La dottrina dei teologi papisti

La redenzione dal peccato si ottiene mediante il battesimo e la penitenza. I meriti di Cristo non bastano per riceverla, bisogna perciò fare delle opere buone per ottenerla.

I teologi papisti – come ho già accennato – sostengono che il battesimo libera dal peccato chi lo riceve (quindi non solo gli infanti ma anche gli adulti che per esempio si convertono dal buddismo al cattolicesimo); ed affermano pure che una volta battezzati se si compiono dei peccati ‘mortali’ si perde la grazia e quindi è necessario andare a confessarsi dal prete per ottenere la liberazione da essi e ricuperare la grazia perduta. Va detto però che quantunque il prete abbia ricevuto da Cristo l’autorità di rimettere i peccati, al penitente dopo la confessione rimane da espiare una parte della colpa meritata. Perché questo? Perché i meriti di Cristo (che il prete pretende di applicare al penitente con la formula assolutoria) sono insufficienti a salvarlo per cui non è sufficiente la fede a salvarlo, cioè per lui non è sufficiente pentirsi e credere che Gesù Cristo è morto anche per i suoi peccati sulla croce ed è risuscitato per la sua giustificazione, ma occorrono pure delle opere buone (chiamate opere di soddisfazione). E come sostengono ciò con le sacre Scritture? Prendono le seguenti parole di Paolo ai Colossesi: “E quel che manca alle afflizioni di Cristo lo compio nella mia carne a pro del corpo di lui che è la Chiesa”,[1] e gli danno questo significa­to: ‘Noi dobbiamo cooperare con Cristo per la nostra salvezza mediante le nostre opere meritorie, quindi con i nostri patimen­ti; e questo perché noi dobbiamo compiere quello che manca alle afflizioni di Cristo’. Quindi quando si sente parlare di redenzione ai Cattolici bisogna tenere presente le seguenti cose; che il battesimo e la penitenza sono reputati indispensabili per essere salvati (questo lo vedremo meglio più avanti), e che nel caso dell’adulto che si va a confessare dopo avere peccato ‘mortalmente’ contro Dio, la fede in Cristo soltanto non lo può in alcun modo redimere perché egli è chiamato a compiere opere di soddisfazione. Ecco perché i teologi papisti ripetono continuamente che la fede soltanto non salva, che non basta soltanto credere per essere salvati: perché secondo loro per essere salvati occorre la fede e le buone opere.[2]

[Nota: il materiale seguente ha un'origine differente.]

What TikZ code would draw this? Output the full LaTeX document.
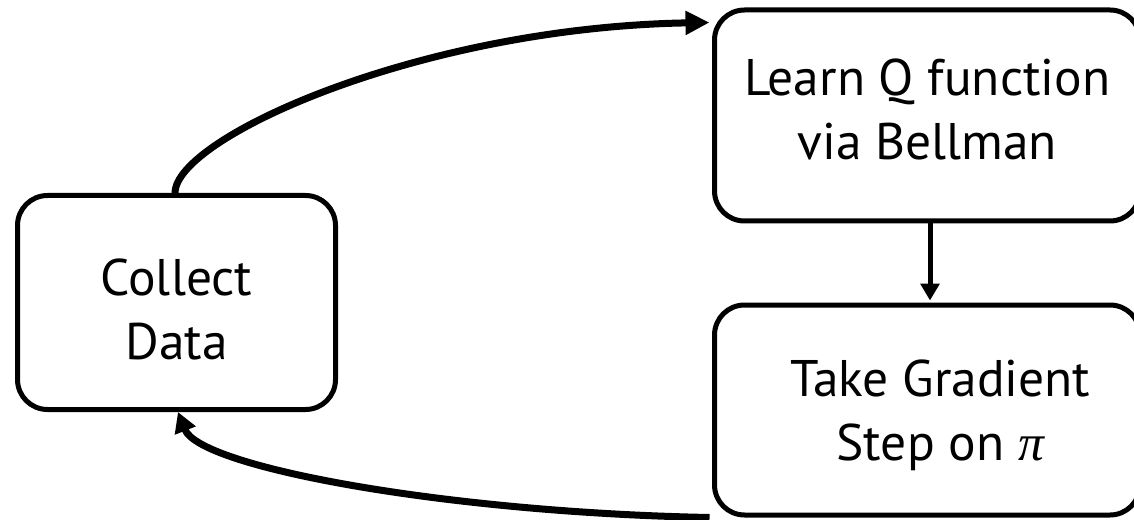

Ma le cose non stanno affatto così, perché se per essere salvati da Cristo oltre la fede sono necessarie delle opere giuste allora la salvezza cessa automaticamente di essere per grazia ossia gratuita.

 


[1] Col. 1:24

[2] Si dovrebbe quindi arrivare alla conclusione che con il battesimo, la confessione, credendo e compiendo atti di pietà come dicono loro, uno può essere certo della sua salvezza: ma il fatto è che dopo avere seguito scrupolosamente tutte le loro prescrizioni il penitente continua inevitabilmente a dichiarare di non avere la certezza della salvezza. Anzi è costretto a dichiarare di non avere questa certezza per non essere colpito dall’anatema lanciato contro coloro che oseranno dire una tale cosa. Ci dev’essere quindi per forza di cose qualcosa che non va in questo sistema. Può essere mai che Gesù sia venuto per lasciare le persone che credono in lui nell’incertezza della loro salvezza?